大学院生レポート 長谷川先生から (ご出産おめでとうございます!)

解析機器(振動は大敵)
サンプリング(埃は大敵)

大学院生研究室より (レポーター 長谷川美樹先生 平成17年入局)

2011年4月より新潟大学腎研究所 構造病理学講座 山本格先生の下で大学院生として日々研究を行っています。研究テーマは、乳癌に対する治療効果や予後を予測するタンパク質の同定とバイオマーカーとしての有用性を検証することです。そのタンパク質同定法としてプロテオーム解析を行っています。

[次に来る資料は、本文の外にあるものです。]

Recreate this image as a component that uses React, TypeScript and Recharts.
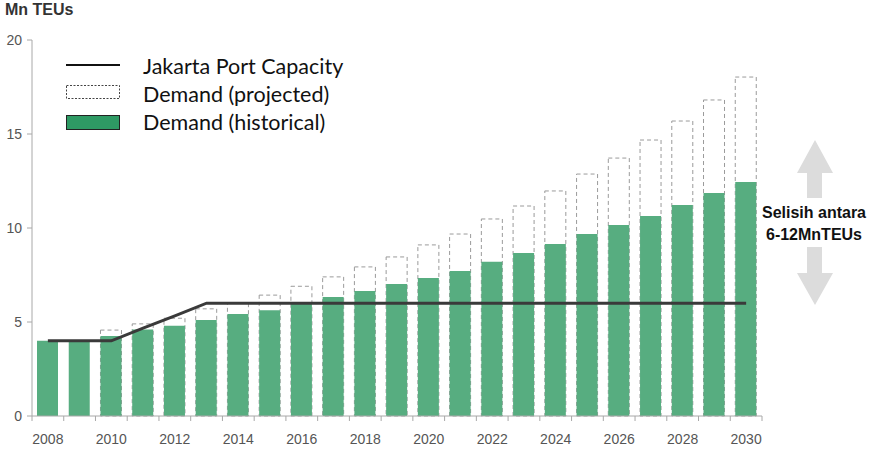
import { Bar, Line, XAxis, YAxis, ComposedChart } from "recharts";

const years = [
  "2008", "2009", "2010", "2011", "2012", "2013", "2014", "2015", "2016", "2017", "2018", "2019",
  "2020", "2021", "2022", "2023", "2024", "2025", "2026", "2027", "2028", "2029", "2030",
];
const historical = [
  4.0, 4.0, 4.25, 4.6, 4.8, 5.1, 5.43, 5.63, 6.05, 6.33, 6.65, 7.02,
  7.34, 7.71, 8.2, 8.67, 9.15, 9.68, 10.16, 10.64, 11.22, 11.86, 12.45,
];
const projected: (number | null)[] = [
  null, null, 4.57, 4.9, 5.2, 5.7, 6.0, 6.43, 6.9, 7.4, 7.93, 8.46,
  9.1, 9.68, 10.48, 11.17, 11.97, 12.87, 13.72, 14.68, 15.69, 16.81, 18.03,
];
const capacity = [
  4, 4, 4, 4.67, 5.33, 6, 6, 6, 6, 6, 6, 6,
  6, 6, 6, 6, 6, 6, 6, 6, 6, 6, 6,
];
const yTicks = [0, 5, 10, 15, 20];

const data = years.map((year, i) => ({
  year,
  historical: historical[i],
  projected: projected[i],
  capacity: capacity[i],
}));

const W = 873;
const H = 450;
const margin = { top: 40, right: 111, bottom: 0, left: 0 };
const yAxisWidth = 32;
const plotWidth = W - margin.left - margin.right - yAxisWidth;
const halfBand = plotWidth / years.length / 2;

const GREEN = "#57ad80";
const AXIS = "#a8a8a8";
const TEXT = "#555";

function XTick(props: any) {
  const { x, y, payload, index } = props;
  const last = index === years.length - 1;
  return (
    <g>
      <line x1={x - halfBand} x2={x - halfBand} y1={y} y2={y + 5} stroke={AXIS} />
      {last && <line x1={x + halfBand} x2={x + halfBand} y1={y} y2={y + 5} stroke={AXIS} />}
      {index % 2 === 0 && (
        <text x={x} y={y + 28} textAnchor="middle" fill={TEXT} fontSize={14} fontFamily="Liberation Sans, Arial, sans-serif">
          {payload.value}
        </text>
      )}
    </g>
  );
}

function LegendBox() {
  const font = "Lato, Calibri, sans-serif";
  return (
    <svg width={320} height={90} style={{ position: "absolute", left: 60, top: 50 }}>
      <line x1={6} x2={60} y1={15} y2={15} stroke="#111" strokeWidth={2} />
      <text x={83} y={24} fontSize={21.5} fontFamily={font} fill="#111">Jakarta Port Capacity</text>
      <rect x={6.5} y={35.5} width={53} height={13} fill="#fff" stroke="#444" strokeDasharray="2 1.5" />
      <text x={83} y={52} fontSize={21.5} fontFamily={font} fill="#111">Demand (projected)</text>
      <rect x={6.5} y={65.5} width={53} height={14} fill="#2e9a64" stroke="#222" />
      <text x={83} y={80} fontSize={21.5} fontFamily={font} fill="#111">Demand (historical)</text>
    </svg>
  );
}

export default function App() {
  return (
    <div style={{ position: "absolute", left: 0, top: 0, width: W, height: H, background: "#fff" }}>
      <div
        style={{
          position: "absolute", left: 5, top: 1, fontSize: 16, fontWeight: "bold",
          fontFamily: "Liberation Sans, Arial, sans-serif", color: "#333",
        }}
      >
        Mn TEUs
      </div>
      <ComposedChart width={W} height={H} data={data} margin={margin} barSize={21}>
        <XAxis
          xAxisId="a"
          dataKey="year"
          interval={0}
          height={34}
          tickSize={0}
          tickMargin={0}
          tickLine={false}
          axisLine={{ stroke: AXIS }}
          tick={<XTick />}
        />
        <XAxis xAxisId="b" dataKey="year" hide />
        <YAxis
          domain={[0, 20]}
          ticks={yTicks}
          width={yAxisWidth}
          tickSize={5}
          tickMargin={5}
          axisLine={{ stroke: AXIS }}
          tickLine={{ stroke: AXIS }}
          tick={{ fill: TEXT, fontSize: 14, fontFamily: "Liberation Sans, Arial, sans-serif" }}
        />
        <Bar
          xAxisId="b"
          dataKey="projected"
          name="Demand (projected)"
          fill="#fff"
          stroke="#9a9a9a"
          strokeDasharray="4 3"
          isAnimationActive={false}
        />
        <Bar xAxisId="a" dataKey="historical" name="Demand (historical)" fill={GREEN} isAnimationActive={false} />
        <Line
          xAxisId="a"
          dataKey="capacity"
          name="Jakarta Port Capacity"
          type="linear"
          stroke="#3a3a3a"
          strokeWidth={3}
          dot={false}
          activeDot={false}
          isAnimationActive={false}
        />
      </ComposedChart>
      <LegendBox />
      <svg width={W} height={H} style={{ position: "absolute", left: 0, top: 0, pointerEvents: "none" }}>
        <polygon points="815,140 833,173 822,173 822,198 807,198 807,173 797,173" fill="#dcdcdc" />
        <polygon points="815,305 833,273 822,273 822,247 807,247 807,273 797,273" fill="#dcdcdc" />
        <g fontFamily="Liberation Sans, Arial, sans-serif" fontWeight="bold" fontSize={16} fill="#111" textAnchor="middle">
          <text x={814} y={218}>Selisih antara</text>
          <text x={814} y={240}>6-12MnTEUs</text>
        </g>
      </svg>
    </div>
  );
}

ヒトの全遺伝子配列の解析が行われポストゲノム、ポストシークエンスといわれて久しい現在、遺伝子の表現形態として機能するタンパク質に対する関心が注目を集めています。細胞が持つすべての遺伝子をゲノムと呼ぶのに対して、細胞が持つすべてのタンパク質をプロテオームと呼びます。つまり、設計図である遺伝子に対し、遺伝子が発現して作られた産物として機能し調節されるのがタンパク質ということになります。そして、個々のタンパク質を対象として研究するのではなく、その機能や相互作用を網羅的にあるいは系統的に解析しようとするのがプロテオーム解析、プロテオミクスです。

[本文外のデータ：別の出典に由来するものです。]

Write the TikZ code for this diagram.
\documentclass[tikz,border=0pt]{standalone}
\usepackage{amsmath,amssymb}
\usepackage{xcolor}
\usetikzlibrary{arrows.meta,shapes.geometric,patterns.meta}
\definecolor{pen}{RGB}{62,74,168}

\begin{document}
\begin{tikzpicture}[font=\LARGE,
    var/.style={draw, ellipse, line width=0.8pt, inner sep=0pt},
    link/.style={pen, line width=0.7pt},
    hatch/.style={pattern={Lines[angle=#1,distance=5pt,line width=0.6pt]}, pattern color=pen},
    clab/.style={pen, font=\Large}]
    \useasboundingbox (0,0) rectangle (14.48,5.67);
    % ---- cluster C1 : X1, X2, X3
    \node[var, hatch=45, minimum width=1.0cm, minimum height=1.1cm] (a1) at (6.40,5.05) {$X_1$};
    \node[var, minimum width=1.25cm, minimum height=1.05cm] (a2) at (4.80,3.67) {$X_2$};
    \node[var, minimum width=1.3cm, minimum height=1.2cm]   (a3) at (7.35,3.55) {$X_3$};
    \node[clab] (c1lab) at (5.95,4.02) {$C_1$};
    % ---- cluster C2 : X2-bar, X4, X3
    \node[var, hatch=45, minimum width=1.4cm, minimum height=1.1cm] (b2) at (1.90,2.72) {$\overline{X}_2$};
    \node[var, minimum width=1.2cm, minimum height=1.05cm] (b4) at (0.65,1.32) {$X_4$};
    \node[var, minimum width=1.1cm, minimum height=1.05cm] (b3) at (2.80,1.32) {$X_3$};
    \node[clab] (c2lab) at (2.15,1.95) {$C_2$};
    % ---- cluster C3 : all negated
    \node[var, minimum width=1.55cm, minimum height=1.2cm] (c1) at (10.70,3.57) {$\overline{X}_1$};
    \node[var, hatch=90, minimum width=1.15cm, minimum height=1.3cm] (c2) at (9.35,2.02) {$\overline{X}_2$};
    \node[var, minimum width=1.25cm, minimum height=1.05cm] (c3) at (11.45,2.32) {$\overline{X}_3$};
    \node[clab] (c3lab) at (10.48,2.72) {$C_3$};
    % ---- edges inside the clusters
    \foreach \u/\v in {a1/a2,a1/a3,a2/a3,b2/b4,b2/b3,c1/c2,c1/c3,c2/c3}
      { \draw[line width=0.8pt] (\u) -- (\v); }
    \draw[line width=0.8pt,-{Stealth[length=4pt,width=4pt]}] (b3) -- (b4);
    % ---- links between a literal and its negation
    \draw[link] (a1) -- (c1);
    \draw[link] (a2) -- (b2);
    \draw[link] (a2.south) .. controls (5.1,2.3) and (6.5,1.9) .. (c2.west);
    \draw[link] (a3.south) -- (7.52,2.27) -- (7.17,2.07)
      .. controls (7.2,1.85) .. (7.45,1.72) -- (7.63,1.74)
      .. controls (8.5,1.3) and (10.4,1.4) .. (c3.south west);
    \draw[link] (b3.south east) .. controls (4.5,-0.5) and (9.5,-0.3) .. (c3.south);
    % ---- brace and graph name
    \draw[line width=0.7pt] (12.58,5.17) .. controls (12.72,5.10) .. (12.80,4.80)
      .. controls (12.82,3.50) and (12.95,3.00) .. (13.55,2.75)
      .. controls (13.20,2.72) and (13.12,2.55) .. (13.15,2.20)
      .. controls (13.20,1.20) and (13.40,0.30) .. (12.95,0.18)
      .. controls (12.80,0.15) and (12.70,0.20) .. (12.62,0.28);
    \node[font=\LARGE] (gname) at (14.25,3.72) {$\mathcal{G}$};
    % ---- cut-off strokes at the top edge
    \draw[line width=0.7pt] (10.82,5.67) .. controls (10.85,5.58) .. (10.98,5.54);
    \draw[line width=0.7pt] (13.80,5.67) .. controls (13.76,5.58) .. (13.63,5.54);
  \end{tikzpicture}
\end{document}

山本先生はHuman proteome organization (HUPO, Motreal, Canada) の理事であり、Human Kidney and Urine Proteome Project (HKUPP、ヒトの臓器別全タンパク質解析の中で腎と尿の解析とデータベース化を行うプロジェクト) の代表者、Human proteome project(HPP、染色体からヒトの全タンパク質解析を行いデータベース化するプロジェクト)における日本の代表者でもあります。そして、日本プロテオーム学会の副会長であり、2011年7月28日、29日に開催される日本プロテオーム学会2011年大会の大会委員長でもあります。

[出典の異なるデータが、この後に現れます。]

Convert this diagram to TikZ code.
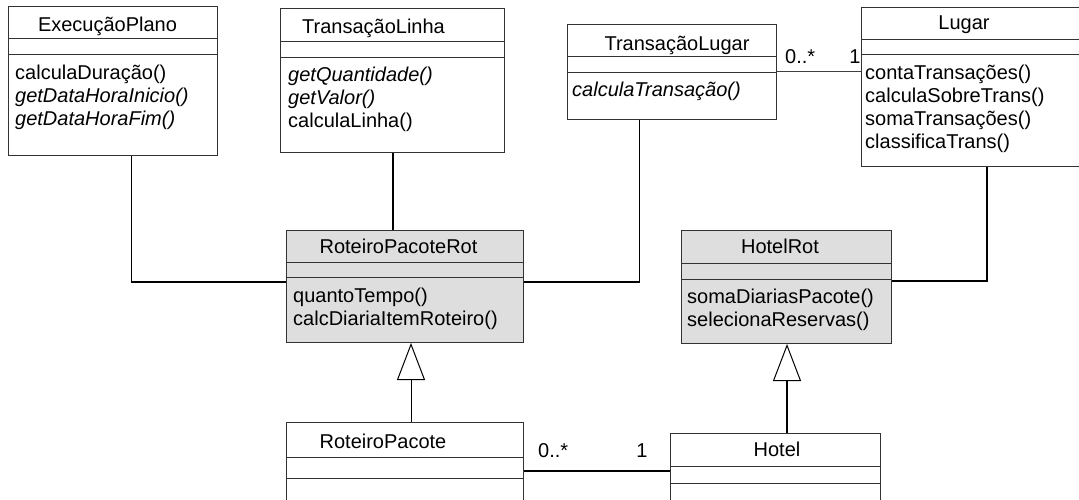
\documentclass[tikz,border=0pt]{standalone}
\usepackage{fontspec}
\setmainfont{Liberation Sans}
\usetikzlibrary{arrows.meta}

% one UML class frame: name, style, left, top, right, bottom (units of the picture)
\newcommand\classframe[6]{%
  \node[#2, anchor=north west, minimum width={#5-#3}, minimum height={#6-#4}] (#1) at (#3,#4) {};}
% compartment divider across a class frame at height #2
\newcommand\divider[2]{%
  \draw[frame line] (#1.west |- 0,#2) -- (#1.east |- 0,#2);}

\begin{document}
\begin{tikzpicture}[x=1pt, y=-1pt,
  txt/.style={inner sep=0pt, font=\fontsize{20}{23}\selectfont, text=black},
  ctitle/.style={txt, anchor=base},
  meth/.style={txt, anchor=base west},
  mult/.style={txt},
  frame line/.style={draw=black!80, line width=1pt},
  cls/.style={frame line, fill=white, inner sep=0pt, rectangle},
  clsgray/.style={cls, fill=black!13},
  thinlink/.style={draw=black, line width=1pt},
  thicklink/.style={draw=black, line width=2pt},
  gen/.style={-{Triangle[open, length=37pt, width=28pt, line width=1pt, sep=0pt]}},
]
\useasboundingbox (0,0) rectangle (1079,499);
\clip (0,0) rectangle (1079,499);

% ---------- ExecuçãoPlano ----------
\classframe{ep}{cls}{8}{6}{217}{155}
\divider{ep}{38}
\divider{ep}{54}
\node[ctitle] (ep-t) at (107.5,31.5) {ExecuçãoPlano};
\node[meth] (ep-m1) at (15,79) {calculaDuração()};
\node[meth] (ep-m2) at (15,102) {\itshape getDataHoraInicio()};
\node[meth] (ep-m3) at (15,125) {\itshape getDataHoraFim()};

% ---------- TransaçãoLinha ----------
\classframe{tl}{cls}{280}{8}{504}{152}
\divider{tl}{41}
\divider{tl}{57}
\node[ctitle] (tl-t) at (373.5,33.5) {TransaçãoLinha};
\node[meth] (tl-m1) at (288,81) {\itshape getQuantidade()};
\node[meth] (tl-m2) at (288,104) {\itshape getValor()};
\node[meth] (tl-m3) at (288,127) {calculaLinha()};

% ---------- TransaçãoLugar ----------
\classframe{tlu}{cls}{567}{24}{776}{119}
\divider{tlu}{56}
\divider{tlu}{72}
\node[ctitle] (tlu-t) at (677,50) {TransaçãoLugar};
\node[meth] (tlu-m1) at (572,96) {\itshape calculaTransação()};

% ---------- Lugar ----------
\classframe{lu}{cls}{861}{7}{1095}{166}
\divider{lu}{39}
\divider{lu}{54}
\node[ctitle] (lu-t) at (964,29) {Lugar};
\node[meth] (lu-m1) at (865,79) {contaTransações()};
\node[meth] (lu-m2) at (865,102) {calculaSobreTrans()};
\node[meth] (lu-m3) at (865,125) {somaTransações()};
\node[meth] (lu-m4) at (865,148) {classificaTrans()};

% ---------- RoteiroPacoteRot ----------
\classframe{rpr}{clsgray}{286}{230}{523}{342}
\divider{rpr}{262}
\divider{rpr}{277}
\node[ctitle] (rpr-t) at (398.5,253) {RoteiroPacoteRot};
\node[meth] (rpr-m1) at (293,302) {quantoTempo()};
\node[meth] (rpr-m2) at (293,325) {calcDiariaItemRoteiro()};

% ---------- HotelRot ----------
\classframe{hr}{clsgray}{681}{230}{891}{343}
\divider{hr}{263}
\divider{hr}{279}
\node[ctitle] (hr-t) at (780,253) {HotelRot};
\node[meth] (hr-m1) at (687,303) {somaDiariasPacote()};
\node[meth] (hr-m2) at (687,326) {selecionaReservas()};

% ---------- RoteiroPacote ----------
\classframe{rp}{cls}{286}{422}{523}{530}
\divider{rp}{457}
\divider{rp}{478}
\node[ctitle] (rp-t) at (383,448) {RoteiroPacote};

% ---------- Hotel ----------
\classframe{ho}{cls}{670}{433}{880}{530}
\divider{ho}{466}
\divider{ho}{483}
\node[ctitle] (ho-t) at (777,456) {Hotel};

% ---------- connector bends and rails ----------
\coordinate (c1) at (131,282);
\coordinate (c2) at (639,282);
\coordinate (c3) at (987,281);
\coordinate (a1) at (820,71);
\coordinate (a2) at (600,471);
\coordinate (g1) at (411,400);
\coordinate (g2) at (787,400);

% ExecuçãoPlano -- RoteiroPacoteRot
\draw[thinlink] (ep.south -| c1) -- ([yshift=-1pt]c1);
\draw[thicklink] ([xshift=-0.5pt]c1) -- (rpr.west |- c1);
% TransaçãoLinha -- RoteiroPacoteRot
\draw[thicklink] (tl.south) -- (tl.south |- rpr.north);
% TransaçãoLugar -- RoteiroPacoteRot
\draw[thinlink] (tlu.south -| c2) -- (c2);
\draw[thicklink] ([xshift=0.5pt]c2) -- (rpr.east |- c2);
% Lugar -- HotelRot
\draw[thicklink] (lu.south -| c3) -- (c3);
\draw[draw=black, line width=1.5pt] ([xshift=1pt]c3) -- (hr.east |- c3);

% TransaçãoLugar -- Lugar association
\draw[thinlink, draw=black!75] (tlu.east |- a1) -- (lu.west |- a1);
\node[mult, anchor=base west] (mu1) at (785,63) {0..*};
\node[mult, anchor=base] (mu2) at (855,63) {1};

% RoteiroPacote -- Hotel association
\draw[thicklink] (rp.east |- a2) -- (ho.west |- a2);
\node[mult, anchor=base west] (mu3) at (538,457) {0..*};
\node[mult, anchor=base] (mu4) at (642,457) {1};

% generalizations
\draw[thinlink, gen] (rp.north -| g1) -- (rpr.south -| g1);
\draw[thicklink, gen] (ho.north -| g2) -- (hr.south -| g2);
\end{tikzpicture}
\end{document}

こうした国内、世界的にもトップレベルの研究が行われている研究室は海外からの留学生、研究者も多く、国際色豊かです。また、社会人大学院生も多く、個性豊かな人材がそろっています。このようなことを書くと緊張感漂う研究室を想像してしまいますが、そのようなことは全くありません。もちろん、毎週行われるlab.meetingではpresentationに対して毎回たくさんの質問と意見があり、熱いdiscussionが行われていますし、個人個人は熱心に研究を行い、meeting 以外でもdiscussionが盛んに行われています。しかし、山本教授の人柄と講座の方針もあり、皆が仲間として日々切磋琢磨しているというのがこの研究室の特徴です。また、研究には糖分が必要なようで、たくさんのスイーツが瞬時に消費されていきます。昼食時におかれたお菓子達は、翌日には箱すらないこともたびたびです。

このように日本語と英語と中国語が飛び交い、時折甘いお菓子の匂いが漂い、体重増加を気にしつつ研究を行う日々は、一臨床医であった私にとって、興味深いことに囲まれた刺激的な日々となっています。

時間があっという間に過ぎていく緊張感漂う手術室も刺激的ですが、「なぜだろう?」をとことんまで突き詰める研究もまた魅力的です。

そんな刺激的で魅力的な日々を共に送ってみませんか?研究でより多くの患者さんを救えるように。